Ce dernier continuait à vibrer pour le jeu et, parfois contesté,
souvent jalousé, gardait sa place, compensant l’érosion de ses belles
qualités physiques par un accroissement de son expérience. Il délivrait
toujours d’excellents ballons à ses partenaires, même s’il marquait
moins d’essais. “Quand je me regarde je m’inquiète, quand je me compare
je me rassure”! Il aurait pu faire sienne cette boutade de Talleyrand
car finalement il se trouvait encore à 34 ans parmi les meilleurs
centres français. Et sur son seul nom on remplissait les stades comme à
Toulouse où il était invité chaque année à renforcer les locaux pour le
match de prestige contre les Gallois de Clamorgan.

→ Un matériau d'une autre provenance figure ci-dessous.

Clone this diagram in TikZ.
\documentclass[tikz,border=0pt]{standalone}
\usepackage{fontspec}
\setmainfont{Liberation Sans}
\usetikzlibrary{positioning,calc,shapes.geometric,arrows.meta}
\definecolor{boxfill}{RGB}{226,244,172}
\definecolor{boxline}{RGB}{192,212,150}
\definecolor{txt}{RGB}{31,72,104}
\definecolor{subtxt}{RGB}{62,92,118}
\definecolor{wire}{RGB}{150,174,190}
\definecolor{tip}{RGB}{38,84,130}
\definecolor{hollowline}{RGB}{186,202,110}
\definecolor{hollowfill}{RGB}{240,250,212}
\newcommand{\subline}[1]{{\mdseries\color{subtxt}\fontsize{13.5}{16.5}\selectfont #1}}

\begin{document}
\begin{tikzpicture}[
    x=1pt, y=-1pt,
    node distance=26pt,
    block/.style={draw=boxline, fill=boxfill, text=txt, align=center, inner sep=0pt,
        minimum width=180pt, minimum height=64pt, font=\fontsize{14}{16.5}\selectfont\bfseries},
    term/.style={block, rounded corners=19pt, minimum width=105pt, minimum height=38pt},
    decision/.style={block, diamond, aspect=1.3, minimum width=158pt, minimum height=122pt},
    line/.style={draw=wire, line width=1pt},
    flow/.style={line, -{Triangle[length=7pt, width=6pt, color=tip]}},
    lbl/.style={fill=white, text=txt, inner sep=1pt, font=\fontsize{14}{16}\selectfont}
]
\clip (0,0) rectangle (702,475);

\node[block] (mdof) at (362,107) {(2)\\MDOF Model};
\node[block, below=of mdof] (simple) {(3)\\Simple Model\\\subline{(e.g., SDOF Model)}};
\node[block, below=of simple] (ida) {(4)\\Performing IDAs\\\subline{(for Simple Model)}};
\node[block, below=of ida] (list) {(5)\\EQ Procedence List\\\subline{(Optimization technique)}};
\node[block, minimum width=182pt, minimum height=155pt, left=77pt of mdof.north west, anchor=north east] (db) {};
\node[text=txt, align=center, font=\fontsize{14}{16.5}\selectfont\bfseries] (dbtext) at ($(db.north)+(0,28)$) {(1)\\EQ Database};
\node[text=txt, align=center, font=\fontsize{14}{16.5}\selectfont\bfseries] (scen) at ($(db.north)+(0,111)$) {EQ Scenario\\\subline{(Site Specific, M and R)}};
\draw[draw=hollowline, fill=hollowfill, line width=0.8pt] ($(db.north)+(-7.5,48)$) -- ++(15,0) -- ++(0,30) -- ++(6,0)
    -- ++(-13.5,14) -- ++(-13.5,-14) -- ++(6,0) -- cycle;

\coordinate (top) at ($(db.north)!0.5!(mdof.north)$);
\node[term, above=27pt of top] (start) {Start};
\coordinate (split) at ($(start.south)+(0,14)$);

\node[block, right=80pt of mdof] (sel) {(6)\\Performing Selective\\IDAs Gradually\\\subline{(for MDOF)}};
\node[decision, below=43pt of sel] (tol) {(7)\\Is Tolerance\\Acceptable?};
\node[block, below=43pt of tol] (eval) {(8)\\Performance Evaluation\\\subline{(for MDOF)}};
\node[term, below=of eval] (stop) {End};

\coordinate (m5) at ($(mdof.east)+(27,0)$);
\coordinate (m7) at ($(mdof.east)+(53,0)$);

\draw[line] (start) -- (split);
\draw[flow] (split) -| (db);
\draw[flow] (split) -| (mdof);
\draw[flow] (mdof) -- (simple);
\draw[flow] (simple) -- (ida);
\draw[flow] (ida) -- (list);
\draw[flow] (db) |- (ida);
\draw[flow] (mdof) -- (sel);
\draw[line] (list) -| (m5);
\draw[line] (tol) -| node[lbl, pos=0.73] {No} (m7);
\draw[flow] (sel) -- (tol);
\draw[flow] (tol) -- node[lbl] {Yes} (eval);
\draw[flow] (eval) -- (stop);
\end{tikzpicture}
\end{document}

L’arrivée de René Crabos à la présidence fédérale, sans doute
aussi l’influence d’Adolphe Jaureguy, devenu sélectionneur, et la
persévérance de Serge Saulnier, président d’Ile de France,
contribuèrent à débloquer la situation pour tenter de rendre justice au
grand attaquant. Les Britanniques se montrant moins intransigeants, il
fut sélectionné pour la première fois en Tournoi des Cinq-Nations, le
10 janvier 1953 à Colombes contre l’Écosse. Une équipée qu’il partagea
avec le talonneur Paul Labadie (21 sélections) son ami et partenaire de
club. La France l’emporta 11 à 5. Dauger ne toucha presque pas le
ballon, et cette rencontre, confessera-t-il plus tard, lui laissa des
doutes et des regrets sur son utilité car à elle seule elle ne pouvait
résumer l’ensemble de sa carrière. D’autant que ce fut aussi la
dernière. Redevenus frileux les dirigeants français, à l’étonnement du
public et de la presse, ne convoquèrent plus celui qui avait marqué
l’ensemble du rugby français, pendant plus de quinze ans, malgré tant
d’adversité. Il deviendra paradoxalement sélectionneur en 1973.

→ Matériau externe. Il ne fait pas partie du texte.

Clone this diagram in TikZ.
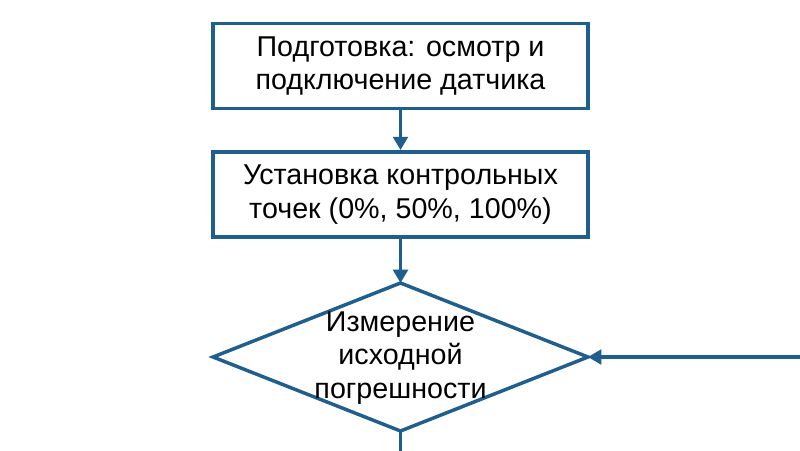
\documentclass[tikz,border=0pt]{standalone}
\usepackage{fontspec}
\setmainfont{Liberation Sans}
\usetikzlibrary{arrows.meta}
\definecolor{bl}{HTML}{1F5F8E}
\begin{document}
\begin{tikzpicture}[x=0.75pt,y=-0.75pt,
  box/.style={draw=bl,line width=2.6pt,minimum width=281.25pt,minimum height=64pt,align=center,font=\fontsize{21.5}{25}\selectfont,inner sep=0pt},
  arr/.style={draw=bl,line width=2.6pt,-{Triangle[length=10pt,width=11pt]}},
  ln/.style={draw=bl,line width=2.6pt}]
\useasboundingbox (0,0) rectangle (800,450);
\fill[white] (0,0) rectangle (800,450);
\node[box] (b1) at (400.5,66) {Подготовка: осмотр и\\подключение датчика};
\node[box] (b2) at (400.5,194.5) {Установка контрольных\\точек (0\%, 50\%, 100\%)};
\coordinate (dt) at (400.5,283);
\coordinate (dr) at (588,357);
\coordinate (db) at (400.5,431);
\coordinate (dl) at (213,357);
\draw[ln,line join=miter] (dt) -- (dr) -- (db) -- (dl) -- cycle;
\node[align=center,font=\fontsize{21.5}{25}\selectfont] (d) at (400.5,358) {Измерение\\исходной\\погрешности};
\coordinate (e1) at (800,357);
\coordinate (e2) at (400.5,452);
\draw[arr] (b1.south) -- (b2.north);
\draw[arr] (b2.south) -- (dt);
\draw[arr] (e1) -- (dr);
\draw[ln] (db) -- (e2);
\end{tikzpicture}
\end{document}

C’était l’heure de ranger les crampons. Il ne restait plus à Jean
Dauger qu’à devenir, comme certains autres avant lui, ce patriarche du
rugby bayonnais, attentif à la montée des jeunes, à la préservation du
jeu d’attaque. Il le fit merveilleusement, derrière son comptoir du
club des clubs où venaient s’accouder annuellement les Blondin, Kleber
et Paul Haedens, Jean Loup Dabbadie et combien d’autres, sur la pelouse
des vétérans Old Boys avec les Moga, Haroun Tazieff, Soro, Celaya,
Herrera et les autres, comme spectateur avisé de toutes les rencontres
importantes de rugby, en famille avec tous ses petits enfants, entre
amis, des tablées de belote du club des clubs aux paseos dans les rues
de Saint Sébastien ou sur les gradins des plazas de Pampelune et de
Bilbao, dans son cher club house bleu et blanc où il regrettait
toujours la brouille avec son ami René Arotça, à Paris-Presse où il fut
rédacteur, au club du Lys de Chantilly cher à Philippe Chatrier. Il fit
une exception pour la cueillette des champignons où il aimait rester
seul pour savourer un peu de ce temps précieux qui file si vite
lorsqu’on a de grands desseins, mais qui est d’une telle gourmandise
quand on a de beaux souvenirs.
Depuis le 23 octobre 1999, Jean Dauger chevauche sur les terrains de l’éternité.